Starting a Trucking Company

6 Biggest Mistakes New Trucking Companies Make

At TCS, we’ve helped a lot of folks start up their new trucking company and avoid mistakes. We’ve also come across a good number of cautionary tales. Here’s a quick hit list of those most common mistakes we’ve seen new owners encounter.

1. Failing to incorporate your trucking business before applying for a USDOT and MC number

It may seem a small detail and counter-intuitive to sole-proprietors, but filing your USDOT and MC application under your own name and social security number can actually create more problems than it resolves. It’s not the shortcut to applying that many new trucking business owners think

The Federal Motor Carrier Safety Administration (FMCSA) is an office under the umbrella of the United States Department of Transportation (USDOT.) The FMCSA creates and regulates safety programs for commercial vehicles. Keep this in mind when filing your motor carrier (MC) application: this Federal agency reviews and approved applications for commercial entities, not individuals.

To successfully move through the application process and protect your new trucking company, you’ll need to incorporate your trucking business as a Limited Liability Company (LLC) or other corporation. You’ll likely need to check the availability of your new business name with your secretary of state’s office and file for a fictitious business name.

2. Failing to obtain an EIN before applying for a USDOT and MC number

Even if you plan on running your new trucking company as a sole proprietor, you’ll need an Employer Identification Number (EIN) instead of your social security number for the USDOT registration and MC Number applications. An EIN is a nine-digit number the Internal Revenue Service assigns to a business for tax filing and reporting.
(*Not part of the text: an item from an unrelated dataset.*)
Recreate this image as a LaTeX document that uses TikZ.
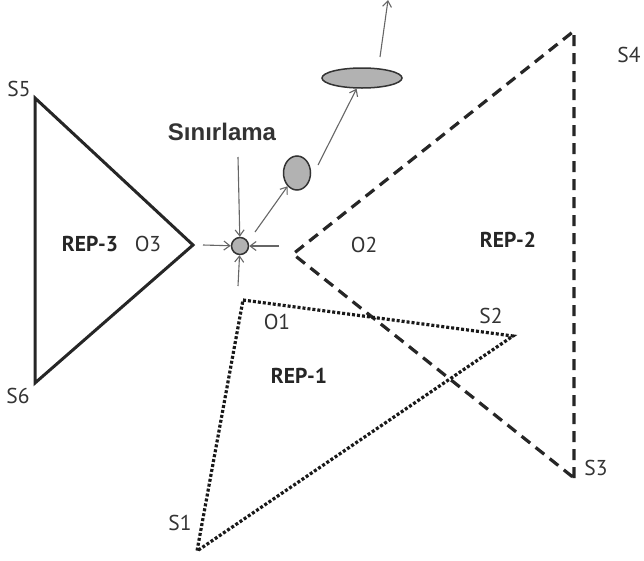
\documentclass[tikz,border=0pt]{standalone}
\usepackage{fontspec}
\setmainfont{PT Sans}
\newfontfamily\arialfont{Liberation Sans}
\usetikzlibrary{arrows.meta,shapes.geometric}
\begin{document}
\begin{tikzpicture}[x=1pt,y=-1pt,
  lbl/.style={font=\fontsize{21.5}{23}\selectfont, text=black!80, inner sep=0pt},
  blbl/.style={font=\fontsize{21.5}{23}\selectfont\bfseries, text=black!85, inner sep=0pt},
  flow/.style={draw=black!60, line width=1.1pt, -{Straight Barb[length=6pt,width=9pt]}},
  blob/.style={draw=black!80, fill=black!30, line width=1.5pt, ellipse, inner sep=0pt},
  solidtri/.style={draw=black!85, line width=3pt, line join=miter},
  dashtri/.style={draw=black!85, line width=3.2pt, dash pattern=on 11pt off 7pt},
  dottri/.style={draw=black!90, line width=3.2pt, dash pattern=on 3pt off 2pt}]
\useasboundingbox (0,0) rectangle (644,560);
% REP-3
\coordinate (S5) at (35,98);
\coordinate (S6) at (35,383);
\coordinate (O3) at (193,245);
\draw[solidtri] (S5) -- (O3) -- (S6) -- cycle;
% REP-2
\coordinate (O2) at (293,254);
\coordinate (S4) at (574,31);
\coordinate (S3) at (574,478);
\draw[dashtri] (S3) -- (S4) -- (O2) -- (S3);
% REP-1
\coordinate (O1) at (243,300);
\coordinate (S2) at (513,336);
\coordinate (S1) at (197,551);
\draw[dottri] (O1) -- (S2) -- (S1) -- cycle;
% labels
\node[lbl] (lS5) at (19,89) {S5};
\node[lbl] (lS6) at (18,396) {S6};
\node[lbl] (lS4) at (629,55) {S4};
\node[lbl] (lS3) at (596,468) {S3};
\node[lbl] (lS2) at (491,316) {S2};
\node[lbl] (lS1) at (180,523) {S1};
\node[lbl] (lO1) at (277,322) {O1};
\node[lbl] (lO2) at (364,245) {O2};
\node[lbl] (lO3) at (148,244) {O3};
\node[blbl] (r3) at (90,244) {REP-3};
\node[blbl] (r2) at (508,240) {REP-2};
\node[blbl] (r1) at (299,376) {REP-1};
\node[font=\arialfont\fontsize{24}{26}\selectfont\bfseries, text=black!80, inner sep=0pt] (sin) at (222,132) {Sınırlama};
% blobs
\node[blob, minimum width=17pt, minimum height=17pt, circle] (c) at (240,246) {};
\node[blob, minimum width=27pt, minimum height=34pt] (e1) at (297,173) {};
\node[blob, minimum width=80pt, minimum height=20pt] (e2) at (362,78) {};
\coordinate (top) at (388,0);
\coordinate (inL) at (203,245);
\coordinate (inR) at (279,246);
\coordinate (inB) at (238,286);
\coordinate (inT) at (238,157);
\coordinate (a1) at (255,232);
\coordinate (a2) at (318,165);
\coordinate (a3) at (380,57);
% flows
\draw[flow] (inL) -- (c);
\draw[flow] (inR) -- (c);
\draw[flow] (inB) -- (c);
\draw[flow] (inT) -- (c);
\draw[flow] (a1) -- (e1);
\draw[flow] (a2) -- (e2);
\draw[flow] (a3) -- (top);
\end{tikzpicture}
\end{document}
Not sure how to obtain your EIN? TCS can help you get set up with an EIN as part of our managed trucking compliance services.

3. Failing to get the MC authorized within the time limit 

Once you complete your application with the USDOT, you’ll be given a USDOT number. This number does not yet authorize you to conduct business or engage in interstate commerce. A common new trucking company mistake is assuming it does.

Along with your new USDOT number, you’ll be issued a PIN. Keep this PIN safe as you will need it to make any changes to your USDOT information on file and will be required to do so any time you make changes to your business (e.g., number of vehicles, types of material hauled, etc.)

What does give you the authority to operate your new trucking company? Your Motor Carrier (MC) number issued by the FMCSA. But here is where we see new operators make a big mistake. They fail to complete the two next steps needed to make that MC number valid within the required timeframe.

Once you are issued an MC number, you have 20 days to file a BOC-3 and prove you have proper insurance. Even completing these requirements takes a bit of patience. It will take approximately 2-3 weeks once you submit the documentation to FMCSA for your operating authority to become active. You should receive your motor carrier authority certificate in the mail approximately four weeks after submitting documentation.

The key takeaway: Unless your MC number is active and your BOC-3 and insurance are on record with the FMCSA, you are not authorized to participate in Interstate Commerce.

4. Breaking the rules

Among other new trucking company mistakes, it’s not enough to have submitted your application for your USDOT and MC Number. You’ll need to have passed the vetting and approval process before taking certain aspects of your trucking business on the road. For example, crossing state lines while for-hire before the MC number is officially active can result in a fine of up to $10,000. 

5. Not being prepared for the next step after submitting an application

Even if you managed to complete all the necessary steps to file an application with the USDOT and FMCSA successfully, a common trucking company mistake is to be woefully unprepared for what comes next.

After the new entrant submits their application to the FMCSA, the agency then confirms that the application is complete. Once considered complete, the agency then vets the company via a Pre-Authorization Safety Audit (PASA) to confirm the safety and security of the new company’s operations.

The goal of the PASA is to confirm that the new company applicant has appropriate safety management systems in place and complies with the critical Federal Motor Carrier Safety Regulations. These regulations include driver licensing standards and controlled substances and alcohol testing, minimum levels of financial responsibility for the motor carrier, inspection repair, and maintenance for safe operations, just to name a few.

6. Not getting professional help when you need it 

So what’s the best way to avoid these new trucking company mistakes – and more? Adopt the Boy Scout motto. Be prepared. It also doesn’t hurt to hire a compliance specialist to help you prepare and avoid those costly missteps. While not as difficult as climbing Mt. Everest, jumping through the right USDOT and FMCSA hoops can be daunting. Having a compliance specialist as a “Sherpa” to help set you up on the right path, and keep you there, can pay off in dividends. A compliance specialist can leverage their cumulative experience to help you get authorized more quickly and start you off with a turnkey process for keeping in compliance moving forward.